It's called the blues, but Taj Mahal and Keb' Mo' are feeling nothing but joy. The two musicians have been writing and performing music a long time, but never together -- until now. Jeffrey Brown sits down with the two music legends to discuss their collaboration and the future of the blues.
JEFFREY BROWN: The Chautauqua Auditorium in Boulder, Colorado recently, at the start of a new tour by two musicians who’ve been doing this a long time, but never together.
And while it’s called the blues, 75-year-old Taj Mahal and 65-year-old Keb’ Mo’ are feeling nothing but joy.
TAJ MAHAL: That’s what we like about music. That’s why we do music, to share the fun. Life brings a lot of strife. In the digital age, it’s even more intense. And a lot of people don’t know how to get loose of it. So, our job as musicians is to help them get loose and have a good time and feel good about themselves.
JEFFREY BROWN: Born Henry Saint Clair Fredericks, Taj Mahal is a living legend in the world of roots and blues music, a singer-songwriter who plays many instruments and draws from many musical influences.
Kevin Moore, Keb’ Mo”s given name, spent many years in various R&B, rock, and pop bands, until he went out on his own in the early 1990s and focused on his first love, the blues, gaining renown as a master guitarist, singer, and songwriter.
KEB’ MO’: It was like a missing piece that made everything relevant. So, what I did was, I took all of those things that I had been doing before, those experiences, took the blues and wrapped it in there.
And what came out was Keb’ Mo’.
JEFFREY BROWN: Now, together, they are TajMo, the name of their new album, which features several songs they co-wrote, including “Don’t Leave Me Here.” On “Take a Giant Step,” one of Taj Mahal’s earlier songs, they were joined on stage by his daughters. And then there was the more raw acoustic duet of “Diving Duck Blues,” a song that Taj Mahal first recorded on his debut album back in 1968. I have heard you for a long time, blues, folk, world music, I mean, different kinds of elements, different kind of influences.
TAJ MAHAL: My grandparents come from the Caribbean. I grew up listening to Caribbean music, as much as I listened to the Southern gospel. My dad liked bebop. We had bebop and jazz, and jump blues, you know, and spirituals, and classical music, opera, everything, you know? So, it’s like it didn’t hurt me because I heard all those things. It didn’t take away from — if I heard a real deep blues song, I don’t care how much ragtime I listen to, that song’s going to get me. It’s going to get somebody else too, if they get a chance to hear it.
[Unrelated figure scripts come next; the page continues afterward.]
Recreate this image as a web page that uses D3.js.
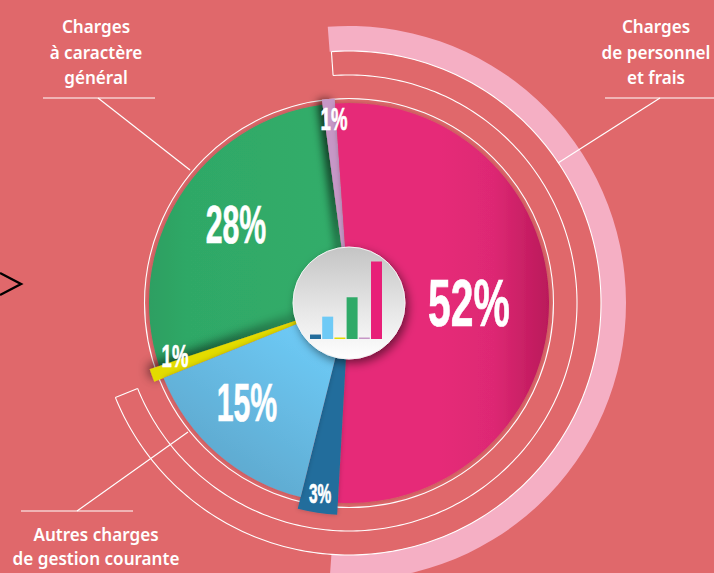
<!DOCTYPE html>
<html>
<head>
<meta charset="utf-8">
<script src="https://cdn.jsdelivr.net/npm/d3@7"></script>
<style>
html,body{margin:0;padding:0;background:#e0686b;overflow:hidden}
svg{display:block}
.pct{font-family:"Liberation Sans",sans-serif;font-weight:700;fill:#fff;stroke:#fff;stroke-width:0.7}
.lbl{font-family:"Noto Sans",sans-serif;font-weight:600;font-size:18px;fill:#fff;text-anchor:middle}
</style>
</head>
<body>
<div id="chart"></div>
<script>
//Share of each expense item, clockwise from the top
var categories=["Charges de personnel et frais","Atténuations de produits","Autres charges de gestion courante","Charges financières","Charges à caractère général","Autres"]
var values=[52,3,15,1,28,1]
var pctLabels=["52%","3%","15%","1%","28%","1%"]
var colors=["#e62b78","#246d9c","#6ecaf6","#e3dc00","#2faa68","#c697c6"]
var labelLeft=["Charges","à caractère","général"]
var labelRight=["Charges","de personnel","et frais"]
var labelBottom=["Autres charges","de gestion courante"]

var width=714, height=573
var cx=349, cy=303
var deg=Math.PI/180

var svg=d3.select("#chart").append("svg")
    .attr("width",width)
    .attr("height",height)

var defs=svg.append("defs")

//gradient coordinates are relative to the pie centre
function grad(id,x1,y1,x2,y2,stops){
    var g=defs.append("linearGradient").attr("id",id)
        .attr("gradientUnits","userSpaceOnUse")
        .attr("x1",x1).attr("y1",y1).attr("x2",x2).attr("y2",y2)
    stops.forEach(s=>g.append("stop").attr("offset",s[0]).attr("stop-color",s[1]))
}
grad("gPink",90,0,200,0,[[0,"#e62b78"],[0.5,"#dd2873"],[1,"#ba195a"]])
grad("gLight",-30,30,-130,180,[[0,"#6ecbf7"],[1,"#5ea7cc"]])
grad("gGreen",-200,0,-10,0,[[0,"#2e9f62"],[0.2,"#2fa866"],[1,"#31ad6a"]])
grad("gDisc",0,-56,0,56,[[0,"#c4c4c4"],[0.55,"#e6e6e6"],[1,"#ffffff"]])

function shadow(id,dx,dy,blur,op){
    var f=defs.append("filter").attr("id",id)
        .attr("x","-150%").attr("y","-50%").attr("width","400%").attr("height","200%")
    f.append("feDropShadow").attr("dx",dx).attr("dy",dy)
        .attr("stdDeviation",blur).attr("flood-color","#000").attr("flood-opacity",op)
}
shadow("sRim",0,0,2.5,0.22)
shadow("sYellow",-2,-3,6,0.7)
shadow("sPurple",-4,1,5,0.8)
shadow("sDisc",3,4,5,0.5)

var root=svg.append("g").attr("transform","translate("+cx+","+cy+")")

//Outer band, same span as the largest slice
var pie=d3.pie().sort(null).value(d=>d).startAngle(-4*deg).endAngle(356*deg)
var arcs=pie(values)

root.append("path")
    .attr("d",d3.arc()({innerRadius:252,outerRadius:277,startAngle:-4.4*deg,endAngle:184*deg}))
    .attr("fill","#f5afc4")

//Bracket arcs
var ring=d3.lineRadial().curve(d3.curveLinear)
function bracket(r0,r1,a0,a1){
    var pts=d3.range(a0,a1+0.5,1).map(a=>[a*deg,r0])
    var back=d3.range(a1,a0-0.5,-1).map(a=>[a*deg,r1])
    return ring(pts)+"M"+ring(back).slice(1)
}
root.append("path")
    .attr("d",bracket(252,228,-4,248))
    .attr("fill","none").attr("stroke","#fff").attr("stroke-width",1.1)
var ends=[-4,248]
ends.forEach(a=>{
    root.append("path")
        .attr("d",ring([[a*deg,228],[a*deg,252]]))
        .attr("stroke","#fff").attr("stroke-width",1.1).attr("fill","none")
})
root.append("circle").attr("r",204.5)
    .attr("fill","none").attr("stroke","#fff").attr("stroke-width",1.1)

//Pie slices; the thin ones stick out from the main radius
var radii=[200,212,200,210,200,205]
var fills=["url(#gPink)",colors[1],"url(#gLight)",colors[3],"url(#gGreen)",colors[5]]
var filters=["sRim","sRim","sRim","sYellow","sRim","sPurple"]
var drawOrder=[4,3,5,0,1,2]

root.selectAll("path.slice")
    .data(drawOrder)
    .enter()
    .append("path")
    .attr("class","slice")
    .attr("d",i=>d3.arc().innerRadius(0).outerRadius(radii[i])(arcs[i]))
    .attr("fill",i=>fills[i])
    .attr("filter",i=>"url(#"+filters[i]+")")

//Leader lines
var leaders=[
    [[43,98],[155,98]],[[98,98],[190,170]],
    [[605,98],[714,98]],[[660,98],[558,163]],
    [[21,511],[133,511]],[[77,511],[188,432]]
]
svg.selectAll("line.leader")
    .data(leaders)
    .enter()
    .append("line")
    .attr("class","leader")
    .attr("x1",d=>d[0][0]).attr("y1",d=>d[0][1])
    .attr("x2",d=>d[1][0]).attr("y2",d=>d[1][1])
    .attr("stroke","#fff").attr("stroke-width",1.2)

//Percent labels, condensed by a horizontal scale
var pctPos=[[469,326,67,0.61],[320,503,28,0.55],[247,421,54,0.56],[175,367,32,0.58],[236,243,54,0.56],[334,130,32,0.58]]
svg.selectAll("text.pct")
    .data(pctLabels)
    .enter()
    .append("text")
    .attr("class","pct")
    .attr("text-anchor","middle")
    .attr("font-size",(d,i)=>pctPos[i][2])
    .attr("transform",(d,i)=>"translate("+pctPos[i][0]+","+pctPos[i][1]+") scale("+pctPos[i][3]+",1)")
    .text(d=>d)

//Central disc with the small bar chart
root.append("circle").attr("r",56)
    .attr("fill","url(#gDisc)")
    .attr("stroke","#f4f4f4").attr("stroke-width",1)
    .attr("filter","url(#sDisc)")

var barOrder=[1,2,3,4,5,0]
var x=d3.scaleBand().domain(barOrder).range([310,382]).paddingInner(0.1)
var y=d3.scaleLinear().domain([0,52]).range([339,261.5])
svg.selectAll("rect.bar")
    .data(barOrder)
    .enter()
    .append("rect")
    .attr("class","bar")
    .attr("x",i=>x(i))
    .attr("y",i=>y(values[i]))
    .attr("width",x.bandwidth())
    .attr("height",i=>y(0)-y(values[i]))
    .attr("fill",i=>i==0?"#e81f78":colors[i])

//Category labels, squeezed a little to match the narrow face
function block(lines,xc,ys){
    svg.selectAll(null)
        .data(lines)
        .enter()
        .append("text")
        .attr("class","lbl")
        .attr("transform",(d,i)=>"translate("+xc+","+ys[i]+") scale(0.95,1)")
        .text(d=>d)
}
block(labelLeft,96,[33,59,84])
block(labelRight,656,[33,59,84])
block(labelBottom,96,[541,565])

//Chevron cut off at the left edge
svg.append("path")
    .attr("d",d3.line()([[0,273],[21,284],[0,295]]))
    .attr("fill","none").attr("stroke","#000").attr("stroke-width",2.4)
</script>
</body>
</html>
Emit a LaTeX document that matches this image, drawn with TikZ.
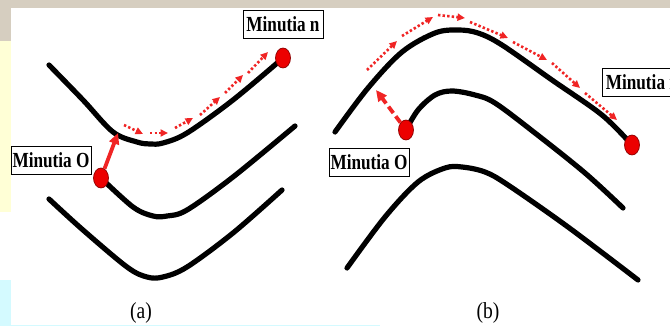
\documentclass[tikz,border=0pt]{standalone}
\usepackage{fontspec}
\usepackage{graphicx}
\setmainfont{Liberation Serif}
\usetikzlibrary{shapes.geometric,arrows.meta}
\definecolor{beige}{RGB}{214,206,192}
\definecolor{paleyel}{RGB}{255,255,214}
\definecolor{palecyan}{RGB}{212,250,255}
\definecolor{dotred}{RGB}{236,0,0}
\definecolor{arrred}{RGB}{240,36,36}
\begin{document}
\begin{tikzpicture}[x=1pt,y=-1pt,
  ridge/.style={line width=5.2pt, line cap=round, line join=round},
  mdot/.style={ellipse, fill=dotred, draw=red!55!black, line width=0.7pt,
    minimum width=15pt, minimum height=20pt, inner sep=0pt},
  lbl/.style={draw, line width=0.8pt, fill=white, inner sep=0pt,
    minimum width=80pt, minimum height=28pt,
    font=\fontsize{21.5}{21.5}\selectfont\bfseries},
  trail/.style={arrred, line width=2.6pt, dash pattern=on 2.4pt off 2.2pt,
    -{Triangle[length=7.5pt,width=7pt]}},
  solidarr/.style={arrred, line width=3.8pt, -{Triangle[length=11pt,width=10pt]}},
  dasharr/.style={arrred, line width=3.8pt, dash pattern=on 8pt off 4pt,
    -{Triangle[length=11pt,width=10pt]}},
  captext/.style={font=\fontsize{23}{23}\selectfont}
]
\useasboundingbox (0,0) rectangle (670,326);
\clip (0,0) rectangle (670,326);
% background
\fill[white] (0,0) rectangle (670,326);
\fill[beige] (0,0) rectangle (670,8);
\fill[beige] (0,0) rectangle (11,41);
\fill[paleyel] (0,41) rectangle (11,212);
\fill[palecyan] (0,280) rectangle (11,326);
\fill[palecyan] (11,324.6) rectangle (380,326);

% ---------- panel (a) ----------
\coordinate (pa0) at (101,178);
\coordinate (pan) at (283,58);
\draw[ridge] plot[smooth, tension=0.55] coordinates {(49,65) (83,100) (113,132) (137,142) (150,144) (163,143) (187,133) (233,100) (pan)};
\draw[ridge] plot[smooth, tension=0.55] coordinates {(pa0) (133,207) (153,216) (167,216) (187,210) (233,177) (295,126)};
\draw[ridge] plot[smooth, tension=0.55] coordinates {(49,199) (83,230) (127,267) (147,277) (163,277) (187,267) (233,233) (282,190)};
\node[mdot] (a0) at (pa0) {};
\node[mdot] (an) at (pan) {};
\node[lbl] (la0) at (51,160) {\scalebox{0.8}[1]{Minutia O}};
\node[lbl] (lan) at (283,24) {\scalebox{0.8}[1]{Minutia n}};
\coordinate (ta) at (118,133);
\draw[solidarr] (a0) -- (ta);
\coordinate (a1s) at (124,125); \coordinate (a1e) at (143,134);
\coordinate (a2s) at (150,133); \coordinate (a2e) at (168,133);
\coordinate (a3s) at (175,128); \coordinate (a3e) at (193,118);
\coordinate (a4s) at (200,115); \coordinate (a4e) at (220,97);
\coordinate (a5s) at (225,93);  \coordinate (a5e) at (243,75);
\coordinate (a6s) at (248,73);  \coordinate (a6e) at (268,52);
\foreach \i in {1,...,6} \draw[trail] (a\i s) -- (a\i e);
\node[captext] (capa) at (141,313) {\scalebox{0.85}[1]{(a)}};

% ---------- panel (b) ----------
\coordinate (pb0) at (406,130);
\coordinate (pbn) at (632,145);
\draw[ridge] plot[smooth, tension=0.55] coordinates {(335,132) (368,88) (402,52) (435,33) (458,30) (478,33) (502,45) (552,80) (602,115) (pbn)};
\draw[ridge] plot[smooth, tension=0.55] coordinates {(pb0) (418,110) (435,95) (452,91) (475,95) (495,103) (535,133) (585,173) (623,208)};
\draw[ridge] plot[smooth, tension=0.55] coordinates {(347,268) (385,217) (418,182) (445,168) (462,167) (485,172) (508,185) (568,227) (638,280)};
\node[mdot] (b0) at (pb0) {};
\node[mdot] (bn) at (pbn) {};
\node[lbl] (lb0) at (369,162) {\scalebox{0.8}[1]{Minutia O}};
\node[lbl, anchor=west] (lbn) at (602,82) {\scalebox{0.8}[1]{Minutia n}};
\coordinate (tb) at (376,90);
\draw[dasharr] (b0) -- (tb);
\coordinate (b1s) at (367,70); \coordinate (b1e) at (397,41);
\coordinate (b2s) at (402,36); \coordinate (b2e) at (433,17);
\coordinate (b3s) at (438,15); \coordinate (b3e) at (465,18);
\coordinate (b4s) at (470,22); \coordinate (b4e) at (508,38);
\coordinate (b5s) at (513,42); \coordinate (b5e) at (547,60);
\coordinate (b6s) at (552,63); \coordinate (b6e) at (580,88);
\coordinate (b7s) at (585,93); \coordinate (b7e) at (617,120);
\foreach \i in {1,...,7} \draw[trail] (b\i s) -- (b\i e);
\node[captext] (capb) at (488,313) {\scalebox{0.85}[1]{(b)}};
\end{tikzpicture}
\end{document}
KEB’ MO’: It’s a beautiful — the beauty in it is just so deep. When I heard the old Muddy Waters stuff, but, wait a minute, now, that’s what it is. I could feel the slave ship coming over the ocean.
TAJ MAHAL: Yes.
KEB’ MO’: I could feel the Jim Crow, the cotton-picking. I could feel the sense of pride welling up in a man out of his own circumstances, that he had to rise up out of a challenging circumstance of Jim Crow and slavery and stuff.
I hear all of that. And that resonates universally
JEFFREY BROWN: But what you two have managed to do is make a life of this, right, without worrying about the commercialism?
KEB’ MO’: Yes, commercialism. There’s something working in life and in the universe in the bigger picture that has nothing to do with commerce and money.
And, for me, I found that after 20 years going after money, that the faster I ran after money, the faster the money ran.
JEFFREY BROWN: Right. That sounds like a blues song.
TAJ MAHAL: Yes, yes, the faster I run after the money …
KEB’ MO’: And so I finally just got out of breath and stopped — stopped running.
JEFFREY BROWN: And, of course, neither of them has stopped playing. Together, the sound they’re creating is both upbeat and uplifting.
TAJ MAHAL: Did we know what it was going to sound like at this point? No. But we knew that it was going to be something good. Yes, we knew it was going to be something good. I mean, it could have gone the other way too. I could have said, Moore, get out of here.
KEB’ MO’: That’s what I thought might happen.
JEFFREY BROWN: As always, there’s the question of how long the blues will live on and who will take up the mantle. Taj Mahal and Keb’ Mo’ are supremely confident the music will take care of itself.
KEB’ MO’: Taking on the blues is a big responsibility. So I understand why people would be concerned. But the music and riches is about happiness. The blues will be fine.
TAJ MAHAL: Disciples? We have got plenty of them.